Over the medium and long term, many experts are more optimistic. The industry continues to evolve technologically, new projects are being launched, and large companies maintain their interest in digital assets. Many investors view the current price decline as an opportunity to strengthen their positions, particularly in fundamentally strong assets. Historically, after periods of rapid growth (such as in 2025), a phase of cooling and consolidation typically follows, precedential to the next wave of ascent. Current fundamental drivers – from widespread blockchain technology adoption across various sectors to the integration of cryptocurrencies into traditional finance – remain in force, creating a foundation for future market growth.
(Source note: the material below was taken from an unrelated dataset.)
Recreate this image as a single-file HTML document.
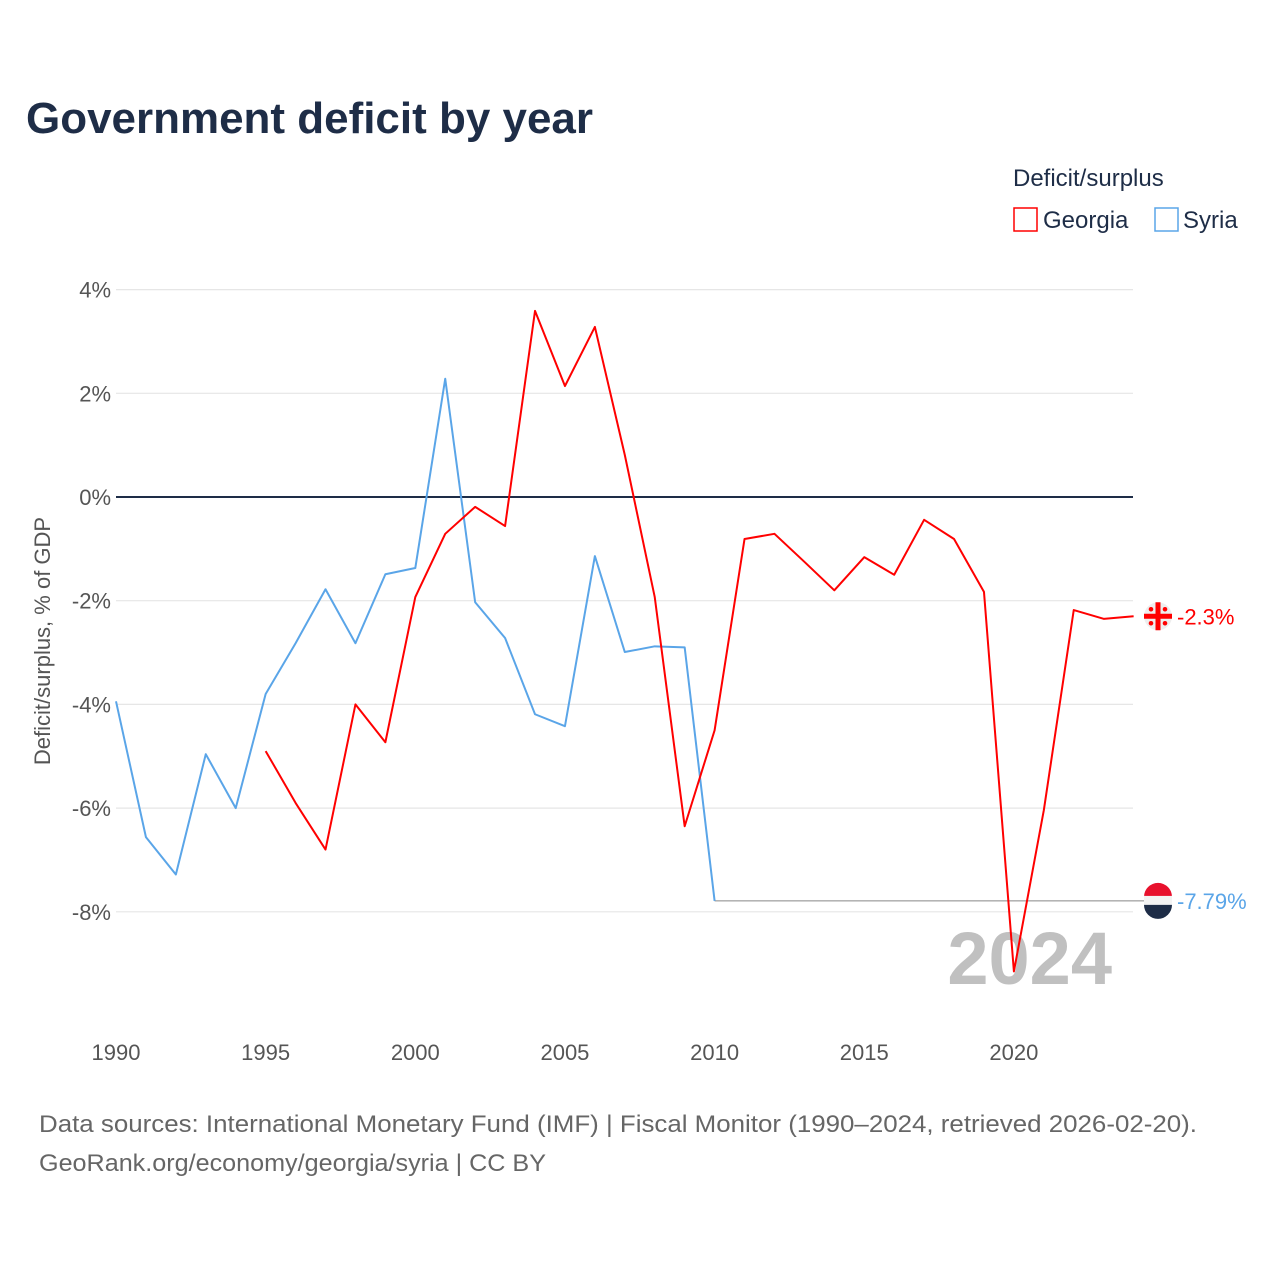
<!DOCTYPE html>
<html><head><meta charset="utf-8"><style>
body{margin:0;background:#fff;font-family:"Liberation Sans",sans-serif;}
svg text{font-family:"Liberation Sans",sans-serif;}
</style></head><body>
<svg width="1280" height="1280" viewBox="0 0 1280 1280">
<text x="26" y="133" font-size="44" font-weight="bold" fill="#1e2d47" textLength="567" lengthAdjust="spacingAndGlyphs">Government deficit by year</text>
<text x="1013" y="186" font-size="24" fill="#1e2d47">Deficit/surplus</text>
<g><rect x="1014" y="208" width="23" height="23" fill="none" stroke="#ff0000" stroke-width="1.5"/><text x="1043" y="228" font-size="24" fill="#1e2d47">Georgia</text></g>
<g><rect x="1155" y="208" width="23" height="23" fill="none" stroke="#5aa5e8" stroke-width="1.5"/><text x="1183" y="228" font-size="24" fill="#1e2d47">Syria</text></g>
<text transform="translate(50,641) rotate(-90)" text-anchor="middle" font-size="22" fill="#555">Deficit/surplus, % of GDP</text>
<g id="grid"></g><g id="xt"></g>
<text x="1112" y="984" text-anchor="end" font-size="74" font-weight="bold" fill="#c0c0c0">2024</text>
<g id="series"></g>
<text x="39" y="1132" font-size="24" fill="#666" textLength="1158" lengthAdjust="spacingAndGlyphs">Data sources: International Monetary Fund (IMF) | Fiscal Monitor (1990–2024, retrieved 2026-02-20).</text>
<text x="39" y="1171" font-size="24" fill="#666" textLength="507" lengthAdjust="spacingAndGlyphs">GeoRank.org/economy/georgia/syria | CC BY</text>
</svg>
<script>
const yTicks=[4,2,0,-2,-4,-6,-8];
const xTicks=[1990,1995,2000,2005,2010,2015,2020];
const syriaYears=[1990,1991,1992,1993,1994,1995,1996,1997,1998,1999,2000,2001,2002,2003,2004,2005,2006,2007,2008,2009,2010];
const syriaVals=[-3.94,-6.56,-7.28,-4.96,-6.0,-3.8,-2.82,-1.78,-2.82,-1.49,-1.37,2.28,-2.03,-2.72,-4.19,-4.42,-1.14,-2.99,-2.88,-2.9,-7.79];
const georgiaYears=[1995,1996,1997,1998,1999,2000,2001,2002,2003,2004,2005,2006,2007,2008,2009,2010,2011,2012,2013,2014,2015,2016,2017,2018,2019,2020,2021,2022,2023,2024];
const georgiaVals=[-4.9,-5.9,-6.8,-4.0,-4.73,-1.93,-0.71,-0.19,-0.56,3.59,2.14,3.28,0.81,-1.93,-6.35,-4.5,-0.81,-0.71,-1.25,-1.8,-1.16,-1.5,-0.44,-0.81,-1.83,-9.15,-6.04,-2.18,-2.35,-2.3];
const NS='http://www.w3.org/2000/svg';
const X=y=>116+(y-1990)*29.93;
const Y=v=>497-v*51.85;
function mk(t,a,p){const e=document.createElementNS(NS,t);for(const k in a)e.setAttribute(k,a[k]);p.appendChild(e);return e;}
const grid=document.getElementById('grid');
yTicks.forEach(v=>{
 const l=mk('line',{x1:116,x2:1133,y1:Y(v),y2:Y(v),stroke:v===0?'#1e2d47':'#e6e6e6','stroke-width':v===0?2:1.2},grid);
 
 
 const t=mk('text',{x:111,y:Y(v)+8,'text-anchor':'end','font-size':22,fill:'#555'},grid);
 t.textContent=v+'%';
 
 
});
const xt=document.getElementById('xt');
xTicks.forEach(y=>{
 const t=mk('text',{x:X(y),y:1060,'text-anchor':'middle','font-size':22,fill:'#555'},xt);
 t.textContent=y;
 
 
});
const s=document.getElementById('series');
const ext=mk('line',{x1:X(2010),x2:1145,y1:Y(syriaVals[syriaVals.length-1]),y2:Y(syriaVals[syriaVals.length-1]),stroke:'#888','stroke-width':1},s);


function line(ys,vs,c,n){const p=mk('polyline',{points:ys.map((y,i)=>X(y)+','+Y(vs[i])).join(' '),fill:'none',stroke:c,'stroke-width':2,'stroke-linejoin':'round'},s);
 
 }
line(syriaYears,syriaVals,'#5aa5e8','syria-line');
line(georgiaYears,georgiaVals,'#ff0000','georgia-line');
const gy=Y(georgiaVals[georgiaVals.length-1]), sy=Y(syriaVals[syriaVals.length-1]);
const gf=mk('g',{},s);


mk('circle',{cx:1158,cy:gy,r:14,fill:'#eeeeee'},gf);
mk('rect',{x:1144,y:gy-2.5,width:28,height:5,fill:'#ff0000'},gf);
mk('rect',{x:1155.5,y:gy-14,width:5,height:28,fill:'#ff0000'},gf);
[[-7,-7],[7,-7],[-7,7],[7,7]].forEach(d=>mk('circle',{cx:1158+d[0],cy:gy+d[1],r:2.3,fill:'#ff0000'},gf));
const sf=mk('g',{},s);


mk('path',{d:`M1144,${sy-4} A14,14 0 0 1 1172,${sy-4} Z`,fill:'#e8112d'},sf);
mk('rect',{x:1144,y:sy-5,width:28,height:10,fill:'#f3f3f3'},sf);
mk('path',{d:`M1144,${sy+4} A14,14 0 0 0 1172,${sy+4} Z`,fill:'#1e2d47'},sf);
const tg=mk('text',{x:1177,y:gy+8,'font-size':22,fill:'#ff0000'},s);
tg.textContent=georgiaVals[georgiaVals.length-1]+'%';


const ts=mk('text',{x:1177,y:sy+8,'font-size':22,fill:'#5aa5e8'},s);
ts.textContent=syriaVals[syriaVals.length-1]+'%';


</script>
</body></html>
Some forecasts even suggest that as macro conditions improve, Bitcoin could not only regain the $100,000 level but also set new records within the next year or two. Of course, the realization of such a scenario largely depends on the actions of regulators and central banks: if the Fed shifts to easing policy as inflation slows down, and if legislative clarity mitigates legal risks for the industry, the influx of capital into crypto assets could accelerate sharply. For now, analysts advise investors to combine vigilance with strategic vision. Volatility is an inherent characteristic of the crypto market and the flip side of its high potential returns. It is essential to observe risk management principles but also to keep an eye on long-term opportunities that arise as the market for digital assets matures.